(WORKING DATA)
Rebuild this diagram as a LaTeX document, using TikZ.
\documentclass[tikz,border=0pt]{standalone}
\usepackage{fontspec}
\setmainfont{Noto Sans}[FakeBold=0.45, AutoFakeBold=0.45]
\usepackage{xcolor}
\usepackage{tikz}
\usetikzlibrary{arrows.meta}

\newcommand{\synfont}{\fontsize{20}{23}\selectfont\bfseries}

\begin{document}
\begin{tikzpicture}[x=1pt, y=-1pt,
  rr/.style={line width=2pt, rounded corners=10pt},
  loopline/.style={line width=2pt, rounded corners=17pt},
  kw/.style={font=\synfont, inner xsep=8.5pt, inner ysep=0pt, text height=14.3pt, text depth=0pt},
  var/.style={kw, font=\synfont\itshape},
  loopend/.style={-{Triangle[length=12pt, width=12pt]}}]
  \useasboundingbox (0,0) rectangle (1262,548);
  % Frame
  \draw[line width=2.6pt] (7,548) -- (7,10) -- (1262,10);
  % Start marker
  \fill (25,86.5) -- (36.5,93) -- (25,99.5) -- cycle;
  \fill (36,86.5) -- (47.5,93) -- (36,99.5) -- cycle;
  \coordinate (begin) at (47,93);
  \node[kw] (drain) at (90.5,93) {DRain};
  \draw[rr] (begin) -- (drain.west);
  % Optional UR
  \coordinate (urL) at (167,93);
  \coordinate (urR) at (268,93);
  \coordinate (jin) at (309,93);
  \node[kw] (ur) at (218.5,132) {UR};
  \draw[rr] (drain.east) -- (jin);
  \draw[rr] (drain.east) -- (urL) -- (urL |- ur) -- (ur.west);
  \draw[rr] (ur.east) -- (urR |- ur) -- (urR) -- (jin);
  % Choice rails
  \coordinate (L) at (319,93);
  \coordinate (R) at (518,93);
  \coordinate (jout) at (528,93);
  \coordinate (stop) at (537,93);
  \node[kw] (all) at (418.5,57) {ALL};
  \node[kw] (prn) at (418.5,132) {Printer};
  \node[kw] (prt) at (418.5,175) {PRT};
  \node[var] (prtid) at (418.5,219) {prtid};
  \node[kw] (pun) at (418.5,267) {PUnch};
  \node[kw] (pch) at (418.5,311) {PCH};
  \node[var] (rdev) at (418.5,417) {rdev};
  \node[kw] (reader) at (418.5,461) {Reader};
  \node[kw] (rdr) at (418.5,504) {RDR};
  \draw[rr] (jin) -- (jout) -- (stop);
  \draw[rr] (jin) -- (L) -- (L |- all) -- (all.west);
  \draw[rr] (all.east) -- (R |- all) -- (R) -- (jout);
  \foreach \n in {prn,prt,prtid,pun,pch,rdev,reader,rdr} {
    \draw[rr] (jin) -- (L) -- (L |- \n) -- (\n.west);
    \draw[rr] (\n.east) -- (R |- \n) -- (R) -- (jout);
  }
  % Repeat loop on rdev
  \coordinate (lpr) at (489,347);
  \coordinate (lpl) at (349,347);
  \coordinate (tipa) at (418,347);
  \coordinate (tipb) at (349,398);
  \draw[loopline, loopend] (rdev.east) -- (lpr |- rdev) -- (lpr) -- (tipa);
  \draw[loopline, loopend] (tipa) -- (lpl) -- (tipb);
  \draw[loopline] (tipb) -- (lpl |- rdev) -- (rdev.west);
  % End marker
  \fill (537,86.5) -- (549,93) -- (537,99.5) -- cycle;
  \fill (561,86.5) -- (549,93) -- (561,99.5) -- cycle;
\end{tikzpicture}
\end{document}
==
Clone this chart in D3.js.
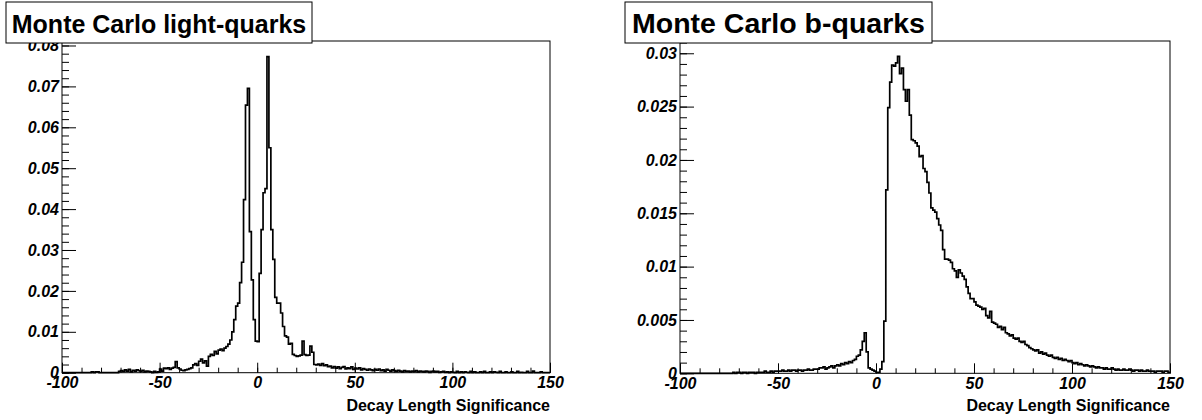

(WRITTEN TASK) Show the lines from the data above that contain the string "this".

(THE OUTPUT)
Rebuild this diagram as a LaTeX document, using TikZ.
Clone this chart in D3.js.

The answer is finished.